◆ **Goal**: Copy each line exactly. Drop every picture.

◆ **Information shown**:
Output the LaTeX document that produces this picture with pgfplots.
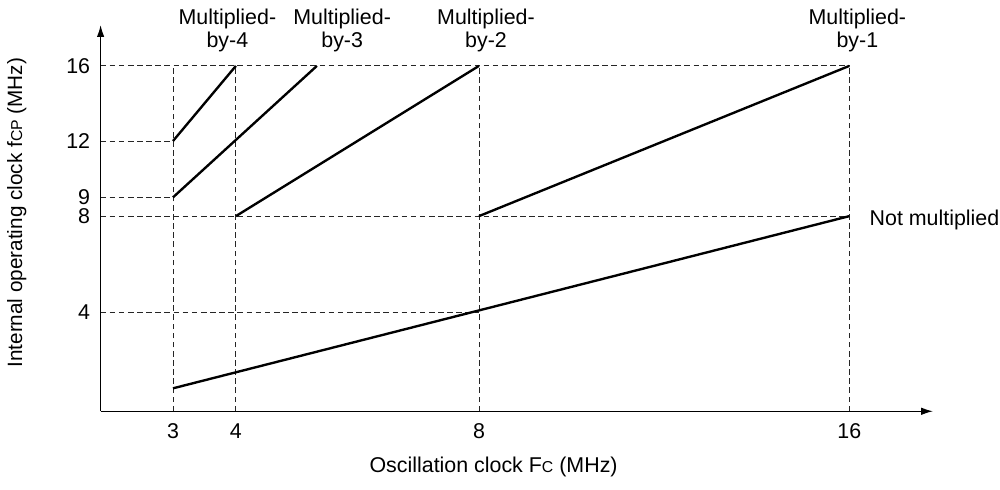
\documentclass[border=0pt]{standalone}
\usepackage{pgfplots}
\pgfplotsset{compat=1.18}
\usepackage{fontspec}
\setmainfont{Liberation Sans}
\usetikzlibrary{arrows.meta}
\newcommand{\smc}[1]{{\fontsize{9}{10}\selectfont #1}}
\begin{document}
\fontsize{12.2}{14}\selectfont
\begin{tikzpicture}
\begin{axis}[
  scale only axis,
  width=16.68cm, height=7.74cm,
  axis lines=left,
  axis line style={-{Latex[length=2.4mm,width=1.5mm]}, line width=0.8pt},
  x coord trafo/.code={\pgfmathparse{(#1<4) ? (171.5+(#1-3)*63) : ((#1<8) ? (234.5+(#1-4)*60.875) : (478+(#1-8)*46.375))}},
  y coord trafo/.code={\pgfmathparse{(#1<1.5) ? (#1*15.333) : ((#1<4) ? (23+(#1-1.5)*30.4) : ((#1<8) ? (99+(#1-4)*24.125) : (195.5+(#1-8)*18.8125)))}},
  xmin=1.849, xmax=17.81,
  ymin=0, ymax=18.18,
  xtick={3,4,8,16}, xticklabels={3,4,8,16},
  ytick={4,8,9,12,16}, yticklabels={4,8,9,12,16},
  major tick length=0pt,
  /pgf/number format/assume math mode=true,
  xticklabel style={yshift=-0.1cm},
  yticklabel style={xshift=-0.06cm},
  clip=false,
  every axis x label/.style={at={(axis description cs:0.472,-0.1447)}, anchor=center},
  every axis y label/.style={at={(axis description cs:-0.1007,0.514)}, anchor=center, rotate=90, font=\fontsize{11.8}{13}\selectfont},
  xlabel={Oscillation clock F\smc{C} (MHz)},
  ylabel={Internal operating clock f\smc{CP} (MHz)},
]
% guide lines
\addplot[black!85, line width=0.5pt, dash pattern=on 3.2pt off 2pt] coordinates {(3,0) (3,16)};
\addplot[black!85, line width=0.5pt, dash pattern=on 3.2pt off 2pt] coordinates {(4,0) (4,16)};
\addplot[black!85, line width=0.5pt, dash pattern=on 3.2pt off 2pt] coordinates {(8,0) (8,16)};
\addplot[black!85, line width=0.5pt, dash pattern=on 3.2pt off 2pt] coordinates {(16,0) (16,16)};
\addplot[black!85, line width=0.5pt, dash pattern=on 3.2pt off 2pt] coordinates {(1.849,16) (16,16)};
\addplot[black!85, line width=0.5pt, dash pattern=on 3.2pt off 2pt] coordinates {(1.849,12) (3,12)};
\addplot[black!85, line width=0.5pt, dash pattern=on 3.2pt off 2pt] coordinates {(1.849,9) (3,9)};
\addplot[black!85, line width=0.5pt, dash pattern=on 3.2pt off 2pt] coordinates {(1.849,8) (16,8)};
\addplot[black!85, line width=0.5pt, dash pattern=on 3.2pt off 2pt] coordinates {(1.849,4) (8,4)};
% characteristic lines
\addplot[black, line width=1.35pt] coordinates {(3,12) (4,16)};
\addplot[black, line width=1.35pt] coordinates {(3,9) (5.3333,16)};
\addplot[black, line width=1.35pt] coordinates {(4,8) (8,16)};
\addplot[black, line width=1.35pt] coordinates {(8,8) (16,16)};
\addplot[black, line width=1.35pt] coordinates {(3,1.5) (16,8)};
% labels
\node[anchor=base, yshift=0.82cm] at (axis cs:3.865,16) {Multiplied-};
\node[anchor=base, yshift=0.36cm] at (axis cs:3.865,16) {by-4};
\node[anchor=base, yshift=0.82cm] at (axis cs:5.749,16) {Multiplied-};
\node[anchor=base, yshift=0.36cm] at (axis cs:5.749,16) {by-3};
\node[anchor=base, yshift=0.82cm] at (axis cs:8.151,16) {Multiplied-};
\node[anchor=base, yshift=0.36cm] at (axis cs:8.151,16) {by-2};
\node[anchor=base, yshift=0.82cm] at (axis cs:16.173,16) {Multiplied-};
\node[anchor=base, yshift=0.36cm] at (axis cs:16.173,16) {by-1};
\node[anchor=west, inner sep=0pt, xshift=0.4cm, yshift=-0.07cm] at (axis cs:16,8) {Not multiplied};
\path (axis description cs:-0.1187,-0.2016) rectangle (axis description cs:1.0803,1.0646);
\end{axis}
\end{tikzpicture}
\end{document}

◆ **Response to the exercise**:
Output the LaTeX document that produces this picture with pgfplots.
\documentclass[border=0pt]{standalone}
\usepackage{pgfplots}
\pgfplotsset{compat=1.18}
\usepackage{fontspec}
\setmainfont{Liberation Sans}
\usetikzlibrary{arrows.meta}
\newcommand{\smc}[1]{{\fontsize{9}{10}\selectfont #1}}
\begin{document}
\fontsize{12.2}{14}\selectfont
\begin{tikzpicture}
\begin{axis}[
  scale only axis,
  width=16.68cm, height=7.74cm,
  axis lines=left,
  axis line style={-{Latex[length=2.4mm,width=1.5mm]}, line width=0.8pt},
  x coord trafo/.code={\pgfmathparse{(#1<4) ? (171.5+(#1-3)*63) : ((#1<8) ? (234.5+(#1-4)*60.875) : (478+(#1-8)*46.375))}},
  y coord trafo/.code={\pgfmathparse{(#1<1.5) ? (#1*15.333) : ((#1<4) ? (23+(#1-1.5)*30.4) : ((#1<8) ? (99+(#1-4)*24.125) : (195.5+(#1-8)*18.8125)))}},
  xmin=1.849, xmax=17.81,
  ymin=0, ymax=18.18,
  xtick={3,4,8,16}, xticklabels={3,4,8,16},
  ytick={4,8,9,12,16}, yticklabels={4,8,9,12,16},
  major tick length=0pt,
  /pgf/number format/assume math mode=true,
  xticklabel style={yshift=-0.1cm},
  yticklabel style={xshift=-0.06cm},
  clip=false,
  every axis x label/.style={at={(axis description cs:0.472,-0.1447)}, anchor=center},
  every axis y label/.style={at={(axis description cs:-0.1007,0.514)}, anchor=center, rotate=90, font=\fontsize{11.8}{13}\selectfont},
  xlabel={Oscillation clock F\smc{C} (MHz)},
  ylabel={Internal operating clock f\smc{CP} (MHz)},
]
% guide lines
\addplot[black!85, line width=0.5pt, dash pattern=on 3.2pt off 2pt] coordinates {(3,0) (3,16)};
\addplot[black!85, line width=0.5pt, dash pattern=on 3.2pt off 2pt] coordinates {(4,0) (4,16)};
\addplot[black!85, line width=0.5pt, dash pattern=on 3.2pt off 2pt] coordinates {(8,0) (8,16)};
\addplot[black!85, line width=0.5pt, dash pattern=on 3.2pt off 2pt] coordinates {(16,0) (16,16)};
\addplot[black!85, line width=0.5pt, dash pattern=on 3.2pt off 2pt] coordinates {(1.849,16) (16,16)};
\addplot[black!85, line width=0.5pt, dash pattern=on 3.2pt off 2pt] coordinates {(1.849,12) (3,12)};
\addplot[black!85, line width=0.5pt, dash pattern=on 3.2pt off 2pt] coordinates {(1.849,9) (3,9)};
\addplot[black!85, line width=0.5pt, dash pattern=on 3.2pt off 2pt] coordinates {(1.849,8) (16,8)};
\addplot[black!85, line width=0.5pt, dash pattern=on 3.2pt off 2pt] coordinates {(1.849,4) (8,4)};
% characteristic lines
\addplot[black, line width=1.35pt] coordinates {(3,12) (4,16)};
\addplot[black, line width=1.35pt] coordinates {(3,9) (5.3333,16)};
\addplot[black, line width=1.35pt] coordinates {(4,8) (8,16)};
\addplot[black, line width=1.35pt] coordinates {(8,8) (16,16)};
\addplot[black, line width=1.35pt] coordinates {(3,1.5) (16,8)};
% labels
\node[anchor=base, yshift=0.82cm] at (axis cs:3.865,16) {Multiplied-};
\node[anchor=base, yshift=0.36cm] at (axis cs:3.865,16) {by-4};
\node[anchor=base, yshift=0.82cm] at (axis cs:5.749,16) {Multiplied-};
\node[anchor=base, yshift=0.36cm] at (axis cs:5.749,16) {by-3};
\node[anchor=base, yshift=0.82cm] at (axis cs:8.151,16) {Multiplied-};
\node[anchor=base, yshift=0.36cm] at (axis cs:8.151,16) {by-2};
\node[anchor=base, yshift=0.82cm] at (axis cs:16.173,16) {Multiplied-};
\node[anchor=base, yshift=0.36cm] at (axis cs:16.173,16) {by-1};
\node[anchor=west, inner sep=0pt, xshift=0.4cm, yshift=-0.07cm] at (axis cs:16,8) {Not multiplied};
\path (axis description cs:-0.1187,-0.2016) rectangle (axis description cs:1.0803,1.0646);
\end{axis}
\end{tikzpicture}
\end{document}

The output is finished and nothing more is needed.